Thursday, 8 March 2018

Across the Kimberley Part 1 - the Fitzroy River

Early the next morning I eagerly awaited the arrival of our tour guide-driver and the small tour group with whom I would be setting off on a16-day adventure across the Kimberley, to Katherine Gorge, the famous Kakadu National Park and Arnhem Land. 

It transpired that only one couple from the Oceanic Discoverer were in this group, though fortunately we had accidentally found this out when we met on the ship and had got to know each other quite well. Unfortunately, however, I have to confess that while they were friendly and very kind to me, they were a very difficult couple to travel with because the wife constantly harangued her husband.
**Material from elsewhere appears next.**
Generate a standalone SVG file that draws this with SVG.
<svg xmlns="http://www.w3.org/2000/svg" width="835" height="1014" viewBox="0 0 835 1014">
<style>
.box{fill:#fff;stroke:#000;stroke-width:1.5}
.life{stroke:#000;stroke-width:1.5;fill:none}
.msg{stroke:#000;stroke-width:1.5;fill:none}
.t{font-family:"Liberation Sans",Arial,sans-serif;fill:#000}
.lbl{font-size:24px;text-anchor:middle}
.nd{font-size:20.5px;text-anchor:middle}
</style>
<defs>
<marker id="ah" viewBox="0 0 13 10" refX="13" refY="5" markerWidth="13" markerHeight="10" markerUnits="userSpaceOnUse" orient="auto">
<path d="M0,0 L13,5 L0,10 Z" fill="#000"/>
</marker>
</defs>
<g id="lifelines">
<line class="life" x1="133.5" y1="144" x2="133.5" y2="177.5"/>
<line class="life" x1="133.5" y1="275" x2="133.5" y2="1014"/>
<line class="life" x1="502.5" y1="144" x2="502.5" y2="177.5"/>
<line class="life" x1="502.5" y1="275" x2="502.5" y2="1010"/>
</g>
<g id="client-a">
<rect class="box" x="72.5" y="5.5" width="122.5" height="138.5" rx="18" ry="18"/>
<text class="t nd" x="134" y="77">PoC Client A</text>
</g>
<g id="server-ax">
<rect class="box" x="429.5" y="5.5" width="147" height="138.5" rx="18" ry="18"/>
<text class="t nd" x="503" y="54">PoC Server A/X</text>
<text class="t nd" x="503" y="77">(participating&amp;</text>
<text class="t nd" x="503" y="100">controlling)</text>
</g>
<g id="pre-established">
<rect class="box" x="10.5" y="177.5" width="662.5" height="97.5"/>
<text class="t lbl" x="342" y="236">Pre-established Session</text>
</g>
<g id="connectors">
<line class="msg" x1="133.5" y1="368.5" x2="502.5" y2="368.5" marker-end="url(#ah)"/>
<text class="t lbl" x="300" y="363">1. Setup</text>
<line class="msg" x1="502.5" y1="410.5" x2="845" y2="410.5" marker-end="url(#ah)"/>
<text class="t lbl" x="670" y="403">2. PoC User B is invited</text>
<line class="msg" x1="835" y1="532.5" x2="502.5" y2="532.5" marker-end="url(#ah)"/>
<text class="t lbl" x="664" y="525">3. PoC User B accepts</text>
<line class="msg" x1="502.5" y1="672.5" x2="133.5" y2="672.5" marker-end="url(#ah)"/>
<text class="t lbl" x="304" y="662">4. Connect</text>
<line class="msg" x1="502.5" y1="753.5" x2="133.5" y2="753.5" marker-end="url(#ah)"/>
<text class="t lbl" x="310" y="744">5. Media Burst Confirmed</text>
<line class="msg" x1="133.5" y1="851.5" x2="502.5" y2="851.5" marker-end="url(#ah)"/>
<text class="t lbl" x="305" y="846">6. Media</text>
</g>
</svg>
Her nit-picking was to drive everyone mad over the next 16 days when we were all at close quarters with one another while travelling hundreds of kilometres each day in the heat in the 20-seater bus. Many eyes rolled time and again. When another passenger confronted her in the end, saying something like “For goodness sake give it a break!”, she said she thought that was how to make a marriage alive! And they were in their sixties, I would say . . .

But overall the passengers were fascinating, really friendly and pleasant adventurous people. They included a very bright and cheerful, very fit English couple and a retired Australian Diplomat. I am delighted to say some of us are still in contact with one another. 
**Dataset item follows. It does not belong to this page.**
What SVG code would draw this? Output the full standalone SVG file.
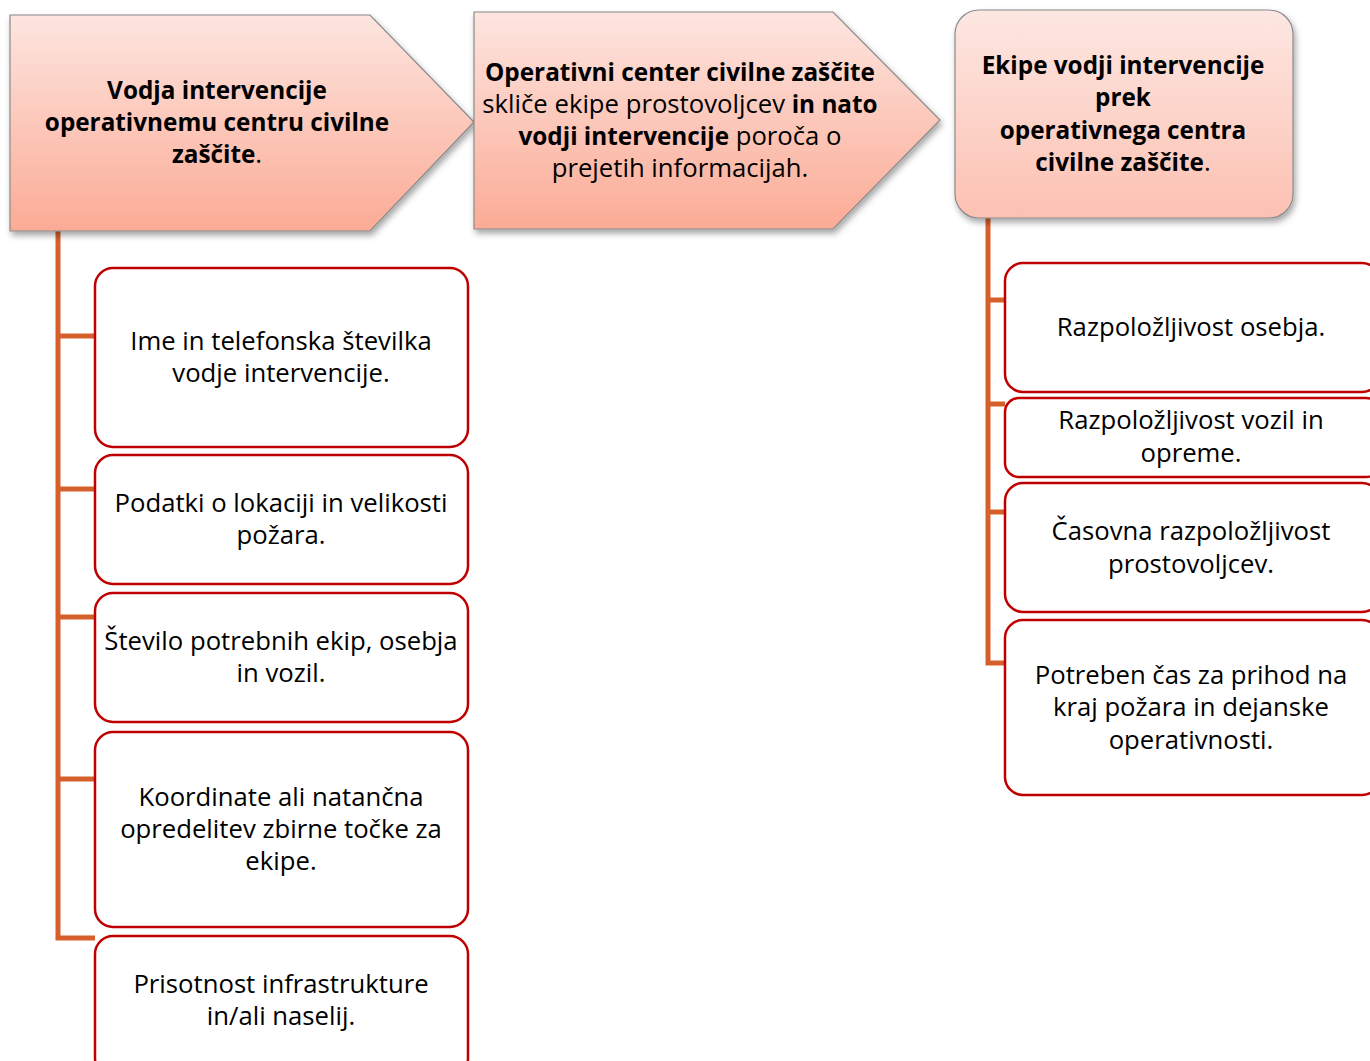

Anyhow, we all agreed how very lucky we were to have our tour guide-driver, know to all as ‘Chappie’.  What a wonderful man he was! A real salt-of-the-earth character. He knew so much about the region and told us so many interesting tales, was an excellent driver, and looked after all of us beautifully. This was just less than a year after I had a dreadful fall in which the main damage was I fractured and partly crushed one of my vertebra, so I was rather concerned I might trip and fall. This was really, really rocky country, but whenever the tracks we walked on looked dicey, he would hold my hand and arm very firmly to ensure I did not fall. A couple to times he stopped me going along a track that would be too dangerous. This included a long trek to see the Mitchell Falls. Thanks to his care, I did not fall once! 

I would add, ours was no ordinary bus. It was basically the cabin of a bus sitting on a 4-wheel drive truck.  We had to climb quite a few steep steps to get in and out of it.  But we need a very tough vehicle, because the roads were unmade and only graded for the most part. This regions is subject to big floods in the Wet Season. Sometimes we saw flood debris as much as 20 metres high up in trees, and we often saw broken-down vehicles, with their chassis snapped by the rough roads and the dry, rocky creek beds over which we often had to drive. Talk about a bone-shaking experience! We were rotated around the bus each day so everyone shared the worst of the seats. When you sat above the back wheels in particular, even your teeth rattled uncontrollably! This is not a region for taking anything but the very toughest of 4-wheel drive vehicles. 

That first day we set off off for the Fitzroy River. Along the way we saw countless boab trees. Of these, one stood out as the most incredible, massive tree know to the locals as ‘Big Billy’.  Chappie told us an African legend about these trees. Apparently they use to preen themselves as being the most beautiful of trees, which made all the other trees very jealous and very angry. So one day, to teach them a lesson, the gods pulled them out and stuck them back in the ground upside down! And they really do look like their roots are sprouting out of the top!

At the Fitzroy River, we went for a cruise along the river and a picnic with billy tea with an Aboriginal man. The river was just beautiful in parts, and the water was the most incredible colour. The place where we landed was full of picturesque vines. I was spellbound as he sat there and explained all the family relationships between Aboriginal people and some of their other customs. They were so intricate and inclusive, I thought, not for the first time, we really need to listen more to our Aboriginal people and learn from their wisdom. A very memorable campfire all told! 

On the way back, the Aboriginal man, who was sitting right behind me in the boat, said to me to keep very still. He then swiped his hand across on my back, not so hard that it would hurt, and said  “Good. That’s gone!” Realising it had to have been some kind of insect that had landed on my back, I asked what it was. He said “You don’t want to know!” I never did find out . . . We had not experienced insects on our cruise, but here there certainly were lots of mosquitoes. Obviously this had been a much large insect than that. I am glad I did not see it. 

By the end of the day, we were all very ready for the enjoyable smorgasbord dinner we had at the local hotel-motel that night. 

Enjoy the photos! 

'Big Billy'

Up close to Big Billy

Our 4-wheel drive 'bus', with our red 'carpet'! 

Some beautiful wattle growing near Big Billy

Along the Fitzroy River.




Near our picnic spot.



Our Aboriginal guide is at the campfire boiling up the billy tea.